A adesão irregular ao tratamento continua a ser um dos maiores entraves ao controlo da asma. Muitos pacientes, segundo a Associação Nacional dos Doentes Respiratórios (ANDAR), utilizam os inaladores apenas durante as crises agudas, descurando completamente a medicação de manutenção.
O problema agrava-se com a má utilização dos dispositivos inalatórios. Segundo um estudo recente conduzido pelo Centro Hospitalar Universitário de Lisboa Norte, mais de 40% dos doentes asmáticos cometem erros críticos na administração da sua medicação, reduzindo a eficácia do tratamento.
É por isso que campanhas como o "Autocarro da Asma", promovido pela SPP e com apoio das ARS (Administrações Regionais de Saúde), percorrem o país para sensibilizar comunidades inteiras. Em 2024, o projecto passou por cidades como Coimbra, Évora e Funchal, oferecendo rastreios gratuitos, sessões informativas e formação prática sobre o uso correto dos inaladores.
Nos casos mais graves, a medicina tem vindo a oferecer novas soluções. As terapêuticas biológicas, como os anticorpos monoclonais administrados em ambiente hospitalar, têm-se revelado eficazes no controlo da asma grave. O Hospital de Santa Maria, em Lisboa, é uma das unidades de referência neste tipo de abordagem, acompanhando actualmente mais de 500 doentes em programas personalizados.

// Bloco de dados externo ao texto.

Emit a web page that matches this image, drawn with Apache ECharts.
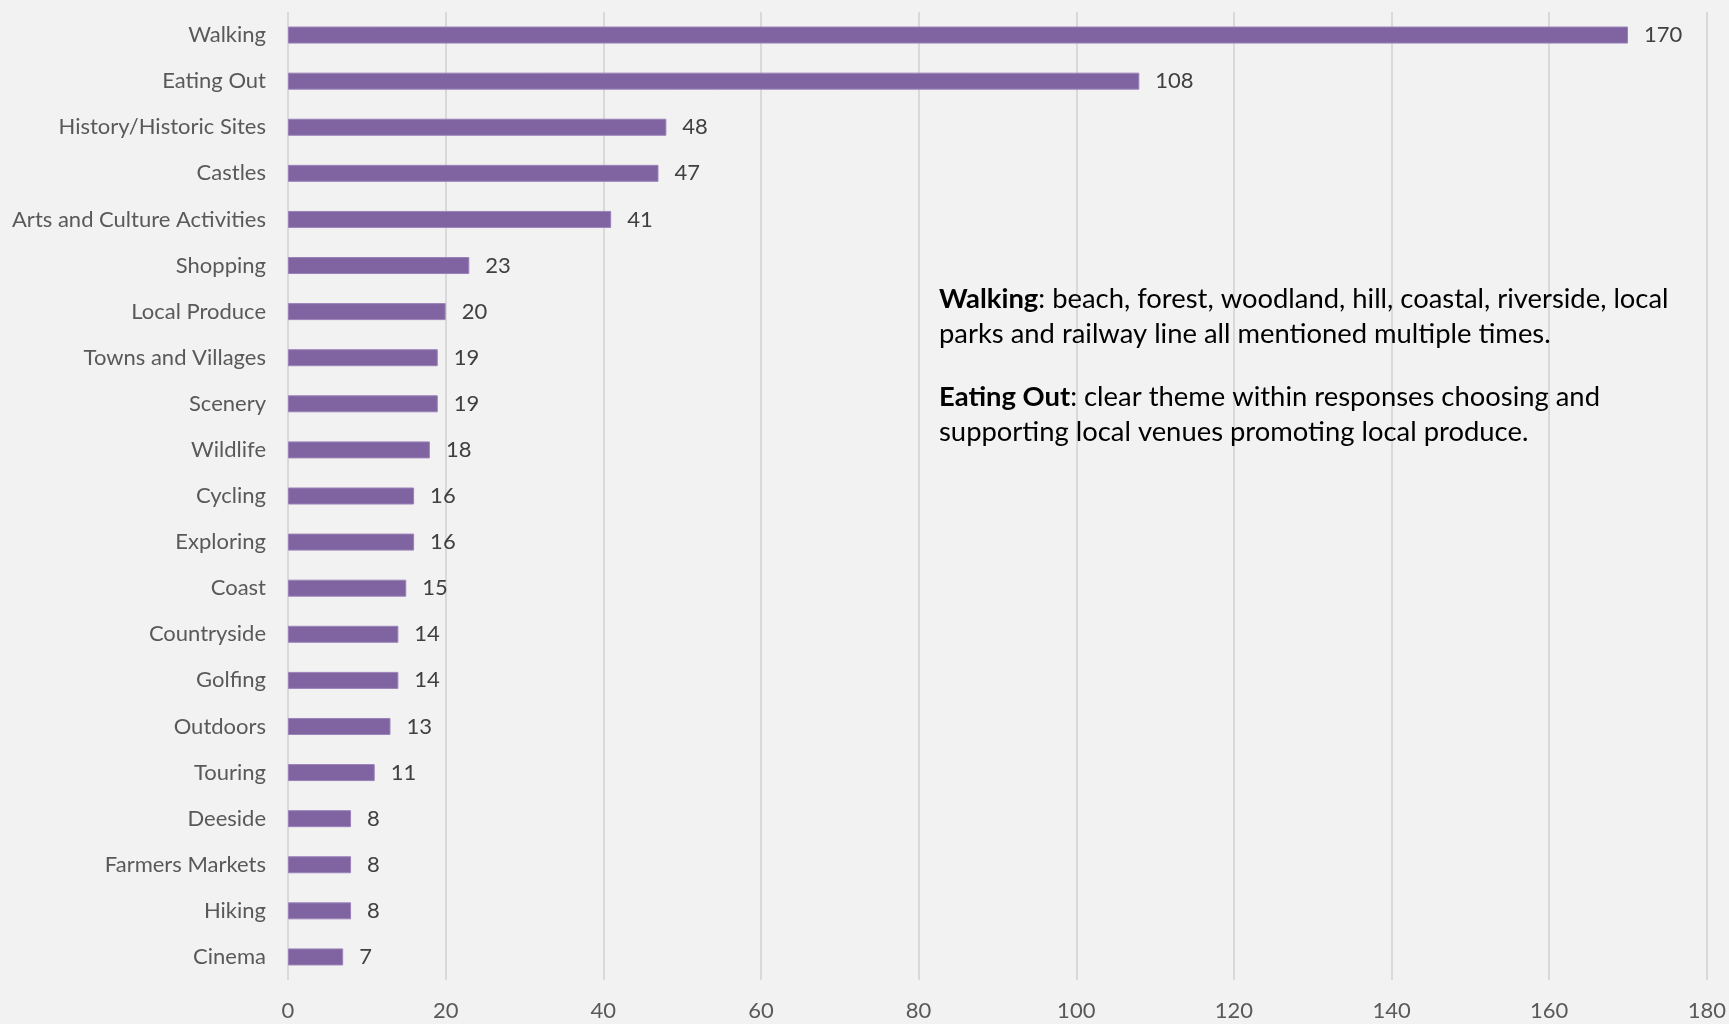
<!DOCTYPE html>
<html>
<head>
<meta charset="utf-8">
<script src="https://cdn.jsdelivr.net/npm/echarts@6/dist/echarts.min.js"></script>
<style>
  html, body { margin: 0; padding: 0; background: #f2f2f2; }
  #chart { width: 1729px; height: 1024px; }
</style>
</head>
<body>
<div id="chart"></div>
<script>
// Activities mentioned in responses, most frequent first
const categories = [
  'Walking', 'Eating Out', 'History/Historic Sites', 'Castles',
  'Arts and Culture Activities', 'Shopping', 'Local Produce',
  'Towns and Villages', 'Scenery', 'Wildlife', 'Cycling', 'Exploring',
  'Coast', 'Countryside', 'Golfing', 'Outdoors', 'Touring', 'Deeside',
  'Farmers Markets', 'Hiking', 'Cinema'
];
const counts = [170, 108, 48, 47, 41, 23, 20, 19, 19, 18, 16, 16, 15, 14, 14, 13, 11, 8, 8, 8, 7];

// Value axis ticks
const axisMin = 0;
const axisMax = 180;
const axisStep = 20;

// Notes shown beside the bars
const noteWalking = '{b|Walking}: beach, forest, woodland, hill, coastal, riverside, local\nparks and railway line all mentioned multiple times.';
const noteEating = '{b|Eating Out}: clear theme within responses choosing and\nsupporting local venues promoting local produce.';

const FONT = 'Lato, "Open Sans", sans-serif';
const NOTE_SIZE = 27.4;
const NOTE_LH = 35.5;

function noteStyle(text) {
  return {
    text: text,
    fill: '#000000',
    font: NOTE_SIZE + 'px ' + FONT,
    lineHeight: NOTE_LH,
    rich: {
      b: { fontWeight: 'bold', fontSize: NOTE_SIZE, fontFamily: FONT, fill: '#000000', lineHeight: NOTE_LH }
    }
  };
}

const chart = echarts.init(document.getElementById('chart'));
chart.setOption({
  backgroundColor: '#f2f2f2',
  animation: false,
  grid: { left: 288, right: 21, top: 12, bottom: 44, containLabel: false },
  xAxis: {
    type: 'value',
    min: axisMin,
    max: axisMax,
    interval: axisStep,
    axisLine: { show: false },
    axisTick: { show: false },
    splitLine: { show: true, lineStyle: { color: '#d9d9d9', width: 2 } },
    axisLabel: { color: '#595959', fontSize: 22, fontFamily: FONT, margin: 20 }
  },
  yAxis: {
    type: 'category',
    data: categories,
    inverse: true,
    axisLine: { show: false },
    axisTick: { show: false },
    axisLabel: { color: '#595959', fontSize: 22, fontFamily: FONT, margin: 22 }
  },
  series: [{
    type: 'bar',
    data: counts,
    barWidth: 17,
    itemStyle: { color: '#8064a2', borderColor: '#9a82b8', borderWidth: 1 },
    label: {
      show: true,
      position: 'right',
      distance: 16,
      color: '#404040',
      fontSize: 22,
      fontFamily: FONT
    }
  }],
  graphic: [
    { type: 'text', left: 939, top: 281, z: 100, style: noteStyle(noteWalking) },
    { type: 'text', left: 939, top: 379, z: 100, style: noteStyle(noteEating) }
  ]
});
</script>
</body>
</html>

Mas o controlo da asma não passa apenas pela medicação. Os especialistas são unânimes ao afirmar que a cessação tabágica, a prática de actividade física adaptada, a melhoria das condições habitacionais e a vacinação contra a gripe e pneumonia são componentes essenciais.
O Dia Mundial da Asma não é apenas uma efeméride médica. É um lembrete público de que viver com asma não tem de ser sinónimo de limitação. Com diagnóstico atempado, seguimento regular e informação acessível, é possível garantir que milhares de portugueses tenham uma vida activa, segura e livre de crises.
Como afirmou recentemente o Dr. Filipe Froes, pneumologista e coordenador da Comissão de Infecciologia Respiratória da SPP, "a asma não é apenas uma doença, é um desafio nacional de saúde pública que exige compromisso, investimento e educação".